What happens when you sell fake medicine?
Bishop Climate Wiseman of the Kingdom Church in Camberwell, London, claimed a bottle of oil and some red yarn would protect his followers from the virus. He sold his "plague protection kit" for £91.
Did anyone do a double-blind randomised clinical trial on this? No. Because that would be a waste of medical resources.
Just like no-one did a clinical trial on Violet leaf oil, or oregano oil, or raw onion.
But if anyone had done a double-blind randomised clinical trial on this, someone would have claimed "you also have to take Zinc", or "you also have to take Vitamin D".
There is now a statutory enquiry being held into the Kingdom Church.
Hopefully, someone will be prosecuted.
Poison in Iran
Alcohol is, of course, forbidden in Islam. But someone started a rumour that drinking high-proof alcohol would kill the virus. Absurd, I know, but other people have suggested injecting disinfectant.
So, lots of Iranians started buying and drinking high-proof alcohol. That in itself would have not done much damage, apart from awful hangovers, som alcoholism and no effect on Covid-19. But although it's easy and safe to ferment beer or wine, it is very dangerous to distil this to high-proof alcohol unless you know what you're doing. Because you can get methanol along with the ethanol, and methanol is poisonous.
Between February 23 and May 2, in Iran, there were 5876 hospitalisations for methanol poisoning, and 800 deaths.
Bleach in America
Some people in America have somehow gotten the idea that drinking bleach will kill the virus. The problem is, it will also kill them. Yes, bleach kills the virus, and it's fine to use that on surfaces and toilets. But not to drink.

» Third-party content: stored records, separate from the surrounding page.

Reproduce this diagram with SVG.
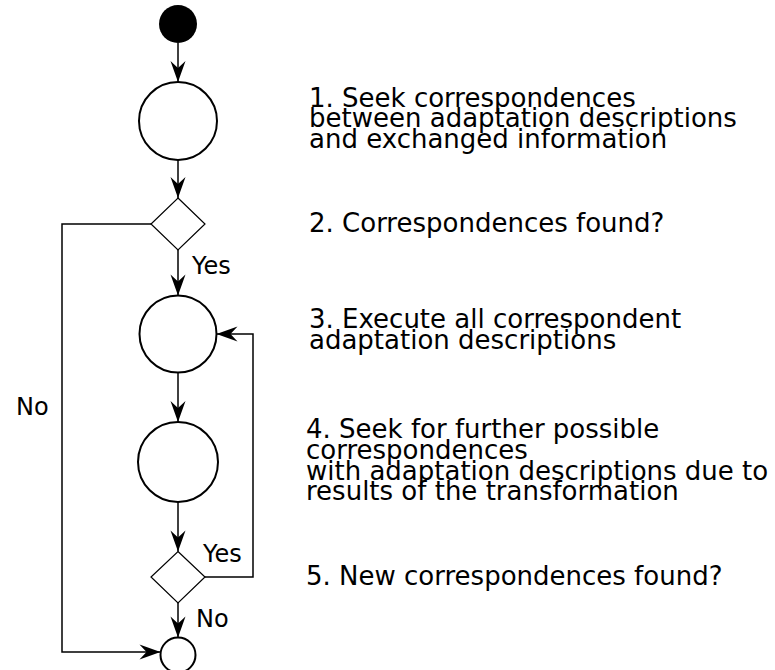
<svg xmlns="http://www.w3.org/2000/svg" width="775" height="670" viewBox="0 0 775 670">
  <style>
    .act { fill: #ffffff; stroke: #000000; stroke-width: 2; }
    .dec { fill: #ffffff; stroke: #000000; stroke-width: 1.2; }
    .edge { fill: none; stroke: #000000; stroke-width: 1.5; marker-end: url(#arrow); }
    .lbl { font-family: "DejaVu Sans", Verdana, sans-serif; font-size: 24px; fill: #000000; }
    .note { font-family: "DejaVu Sans", Verdana, sans-serif; font-size: 26px; fill: #000000; }
  </style>
  <defs>
    <marker id="arrow" viewBox="-22 -9 23 18" refX="0" refY="0" markerWidth="23" markerHeight="18" markerUnits="userSpaceOnUse" orient="auto">
      <path d="M0,0 L-21,-7.5 L-14,0 L-21,7.5 Z" fill="#000000"/>
    </marker>
  </defs>

  <!-- nodes -->
  <g id="start"><circle cx="178" cy="24" r="19" fill="#000000"/></g>
  <g id="seek"><circle class="act" cx="178" cy="121" r="39"/></g>
  <g id="found"><polygon class="dec" points="178,198 205,224 178,250 151,224"/></g>
  <g id="execute"><circle class="act" cx="178" cy="334" r="38.5"/></g>
  <g id="seekFurther"><circle class="act" cx="178" cy="462" r="40"/></g>
  <g id="newFound"><polygon class="dec" points="178,551.5 205,577 178,603 151,577"/></g>
  <g id="end"><circle class="act" cx="178" cy="655" r="17.5"/></g>

  <!-- connectors -->
  <g id="connectors">
    <path class="edge" d="M178,43 L178,82"/>
    <path class="edge" d="M178,160 L178,198"/>
    <path class="edge" d="M178,250 L178,295.5"/>
    <path class="edge" d="M178,372.5 L178,422"/>
    <path class="edge" d="M178,502 L178,551.5"/>
    <path class="edge" d="M178,603 L178,637.5"/>
    <path class="edge" d="M205,577 L253,577 L253,334 L216.5,334"/>
    <path class="edge" d="M151,224 L62,224 L62,652 L160.5,652"/>
  </g>

  <!-- guard labels -->
  <text class="lbl" x="192" y="274">Yes</text>
  <text class="lbl" x="16" y="415">No</text>
  <text class="lbl" x="203" y="562">Yes</text>
  <text class="lbl" x="196" y="627">No</text>

  <!-- step descriptions -->
  <text class="note" x="309" y="106.5">1. Seek correspondences</text>
  <text class="note" x="309" y="127">between adaptation descriptions</text>
  <text class="note" x="309" y="148">and exchanged information</text>
  <text class="note" x="309" y="232">2. Correspondences found?</text>
  <text class="note" x="309" y="328">3. Execute all correspondent</text>
  <text class="note" x="309" y="349">adaptation descriptions</text>
  <text class="note" x="306" y="438">4. Seek for further possible</text>
  <text class="note" x="306" y="459">correspondences</text>
  <text class="note" x="306" y="480">with adaptation descriptions due to</text>
  <text class="note" x="306" y="500">results of the transformation</text>
  <text class="note" x="306" y="585">5. New correspondences found?</text>
</svg>
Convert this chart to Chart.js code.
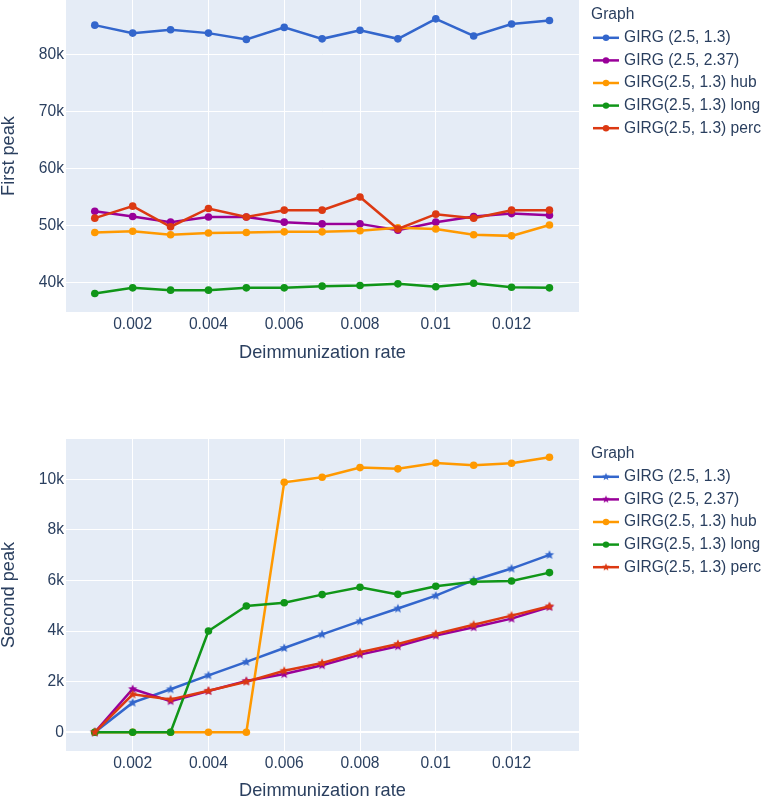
<!DOCTYPE html>
<html>
<head>
<meta charset="utf-8">
<script src="https://cdn.jsdelivr.net/npm/chart.js@4.4.1/dist/chart.umd.min.js"></script>
<style>
  html, body { margin: 0; padding: 0; background: #fff; overflow: hidden; width: 768px; height: 798px; }
  .panel { position: absolute; left: 0; width: 768px; }
  #top-panel { top: 0; height: 400px; }
  #bottom-panel { top: 400px; height: 420px; }
</style>
</head>
<body>
<div class="panel" id="top-panel"><canvas id="chart-first" width="768" height="400"></canvas></div>
<div class="panel" id="bottom-panel"><canvas id="chart-second" width="768" height="420"></canvas></div>
<script>
// Deimmunization rates (x) shared by both panels.
const RATES = [0.001, 0.002, 0.003, 0.004, 0.005, 0.006, 0.007, 0.008, 0.009, 0.010, 0.011, 0.012, 0.013];
const NAMES = ["GIRG (2.5, 1.3)", "GIRG (2.5, 2.37)", "GIRG(2.5, 1.3) hub", "GIRG(2.5, 1.3) long", "GIRG(2.5, 1.3) perc"];
const COLORS = ["#3366CC", "#990099", "#FF9900", "#109618", "#DC3912"];

// First peak
const FIRST_GIRG_13   = [85100, 83700, 84300, 83700, 82600, 84700, 82700, 84200, 82700, 86200, 83200, 85300, 85900];
const FIRST_GIRG_237  = [52500, 51600, 50600, 51500, 51500, 50600, 50300, 50300, 49200, 50600, 51600, 52100, 51800];
const FIRST_HUB       = [48800, 49000, 48400, 48700, 48800, 48900, 48900, 49100, 49600, 49400, 48400, 48200, 50100];
const FIRST_LONG      = [38100, 39100, 38700, 38700, 39100, 39100, 39400, 39500, 39800, 39300, 39900, 39200, 39100];
const FIRST_PERC      = [51300, 53400, 49800, 53000, 51500, 52700, 52700, 55000, 49400, 52000, 51300, 52700, 52700];

// Second peak
const SECOND_GIRG_13  = [0, 1170, 1700, 2250, 2780, 3330, 3870, 4390, 4890, 5400, 6010, 6470, 7010];
const SECOND_GIRG_237 = [0, 1710, 1230, 1630, 2030, 2300, 2650, 3070, 3400, 3820, 4150, 4490, 4950];
const SECOND_HUB      = [0, 0, 0, 0, 0, 9880, 10080, 10460, 10410, 10640, 10550, 10630, 10870];
const SECOND_LONG     = [0, 0, 0, 4000, 4990, 5120, 5440, 5730, 5450, 5770, 5950, 5980, 6310];
const SECOND_PERC     = [0, 1500, 1300, 1640, 2000, 2430, 2740, 3160, 3490, 3890, 4250, 4610, 4980];

const X_TICKS = [0.002, 0.004, 0.006, 0.008, 0.01, 0.012];

const INK = "#2a3f5f";
const PLOT_BG = "#E5ECF6";
const FONT = '"Liberation Sans", Arial, sans-serif';

Chart.defaults.font.family = FONT;
Chart.defaults.color = INK;

// filled five-point star, like plotly's "star" marker
function makeStar(color, r) {
  const size = Math.ceil(r * 2 + 2);
  const c = document.createElement("canvas");
  c.width = size; c.height = size;
  const g = c.getContext("2d");
  const cx = size / 2, cy = size / 2, inner = r * 0.45;
  g.beginPath();
  for (let i = 0; i < 10; i++) {
    const rad = i % 2 === 0 ? r : inner;
    const a = -Math.PI / 2 + i * Math.PI / 5;
    const px = cx + rad * Math.cos(a), py = cy + rad * Math.sin(a);
    i === 0 ? g.moveTo(px, py) : g.lineTo(px, py);
  }
  g.closePath();
  g.fillStyle = color;
  g.fill();
  return c;
}

const pts = (ys) => RATES.map((x, i) => ({ x, y: ys[i] }));

function datasets(series, markers) {
  return series.map((ys, i) => ({
    label: NAMES[i],
    data: pts(ys),
    borderColor: COLORS[i],
    backgroundColor: COLORS[i],
    borderWidth: 2.5,
    pointRadius: 3.8,
    pointBorderWidth: 0,
    pointStyle: markers[i] === "star" ? makeStar(COLORS[i], 4.8) : "circle",
    tension: 0,
    order: series.length - i,   // later traces on top, as in the source
  }));
}

// plot background + right-hand legend with "Graph" title
function panelPlugin(markers) {
  return {
    id: "panel",
    beforeDraw(chart) {
      const { ctx, chartArea: a } = chart;
      ctx.save();
      ctx.fillStyle = PLOT_BG;
      ctx.fillRect(a.left, a.top, a.right - a.left, a.bottom - a.top);
      ctx.restore();
    },
    afterDraw(chart) {
      const { ctx, chartArea: a } = chart;
      const x0 = a.right + 12;
      ctx.save();
      ctx.font = `15.6px ${FONT}`;
      ctx.fillStyle = INK;
      ctx.textBaseline = "middle";
      ctx.textAlign = "left";
      ctx.fillText("Graph", x0, a.top + 15);
      NAMES.forEach((name, i) => {
        const y = a.top + 37.8 + i * 22.6;
        ctx.strokeStyle = COLORS[i];
        ctx.lineWidth = 2.5;
        ctx.beginPath();
        ctx.moveTo(x0 + 2, y);
        ctx.lineTo(x0 + 28, y);
        ctx.stroke();
        if (markers[i] === "star") {
          const s = makeStar(COLORS[i], 4);
          ctx.drawImage(s, x0 + 15 - s.width / 2, y - s.height / 2);
        } else {
          ctx.fillStyle = COLORS[i];
          ctx.beginPath();
          ctx.arc(x0 + 15, y, 3.2, 0, Math.PI * 2);
          ctx.fill();
        }
        ctx.fillStyle = INK;
        ctx.fillText(name, x0 + 33, y);
      });
      ctx.restore();
    },
  };
}

function buildChart(canvasId, opts) {
  return new Chart(document.getElementById(canvasId), {
    type: "line",
    data: { datasets: datasets(opts.series, opts.markers) },
    options: {
      responsive: false,
      animation: false,
      layout: { autoPadding: false, padding: { top: opts.padTop, left: 0, right: 189, bottom: 0 } },
      plugins: { legend: { display: false }, tooltip: { enabled: false } },
      scales: {
        x: {
          type: "linear",
          min: 0.00024, max: 0.01378,
          afterFit: (s) => { s.height = opts.xHeight; s.paddingLeft = 0; s.paddingRight = 0; },
          afterBuildTicks: (s) => { s.ticks = X_TICKS.map(v => ({ value: v })); },
          grid: { color: "#ffffff", lineWidth: 1, drawTicks: false },
          border: { display: false },
          ticks: {
            padding: 3, maxRotation: 0, autoSkip: false,
            color: INK, font: { size: 15.6 },
            callback: (v) => String(parseFloat(Number(v).toFixed(3))),
          },
          title: {
            display: true, text: "Deimmunization rate", color: INK,
            font: { size: 18.2 }, padding: { top: 0, bottom: opts.titlePad },
          },
        },
        y: {
          type: "linear",
          min: opts.yMin, max: opts.yMax,
          afterFit: (s) => { s.width = 66; s.paddingTop = 0; s.paddingBottom = 0; },
          afterBuildTicks: (s) => { s.ticks = opts.yTicks.map(v => ({ value: v })); },
          grid: {
            color: "#ffffff", drawTicks: false,
            lineWidth: (c) => (c.tick && c.tick.value === 0 ? 2 : 1),
          },
          border: { display: false },
          ticks: {
            padding: 2, color: INK, font: { size: 15.6 },
            callback: (v) => (v === 0 ? "0" : `${v / 1000}k`),
          },
          title: {
            display: true, text: opts.yTitle, color: INK,
            font: { size: 18.2, lineHeight: 1 }, padding: 0,
          },
        },
      },
    },
    plugins: [panelPlugin(opts.markers)],
  });
}

buildChart("chart-first", {
  series: [FIRST_GIRG_13, FIRST_GIRG_237, FIRST_HUB, FIRST_LONG, FIRST_PERC],
  markers: ["circle", "circle", "circle", "circle", "circle"],
  yMin: 34870, yMax: 89500,
  yTicks: [40000, 50000, 60000, 70000, 80000],
  yTitle: "First peak",
  padTop: 0, xHeight: 88, titlePad: 36,
});

buildChart("chart-second", {
  series: [SECOND_GIRG_13, SECOND_GIRG_237, SECOND_HUB, SECOND_LONG, SECOND_PERC],
  markers: ["star", "star", "circle", "circle", "star"],
  yMin: -740, yMax: 11590,
  yTicks: [0, 2000, 4000, 6000, 8000, 10000],
  yTitle: "Second peak",
  padTop: 39, xHeight: 69, titlePad: 18.5,
});
</script>
</body>
</html>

Texas hospitals report that they've had 46 cases of people drinking bleach. Apparently, they got the idea online.
Who to believe?
In these days for fake news, fake medicines and fake everything, who do you believe? Some people urge "do your own research", but very few people have the resources to do a randomised double-blind clinical trial, and many of those would not know how to conduct such a trial, or why.
Watching youtube videos is NOT doing research. Watching a youtube video, gets you the opinion of one person, who very likely isn't medically trained or qualified. So who to believe?
Can you believe the government? In some countries, no. Some governments have a bias, and try to hide the truth - this would be governments of badly governed countries. For example, the South African Minister for health suggested treating AIDS with beetroot. For example, a US president suggested injecting disinfectant.
So, your first task is to find a medical authority that you can have confidence in. For me in the UK, that would be the NHS. In other countries, if you totally don't trust your own government, find a government that you do trust and take the advice of their medical people.
But oil isn't going to cure Covid-19, nor will alcohol, and nor will bleach.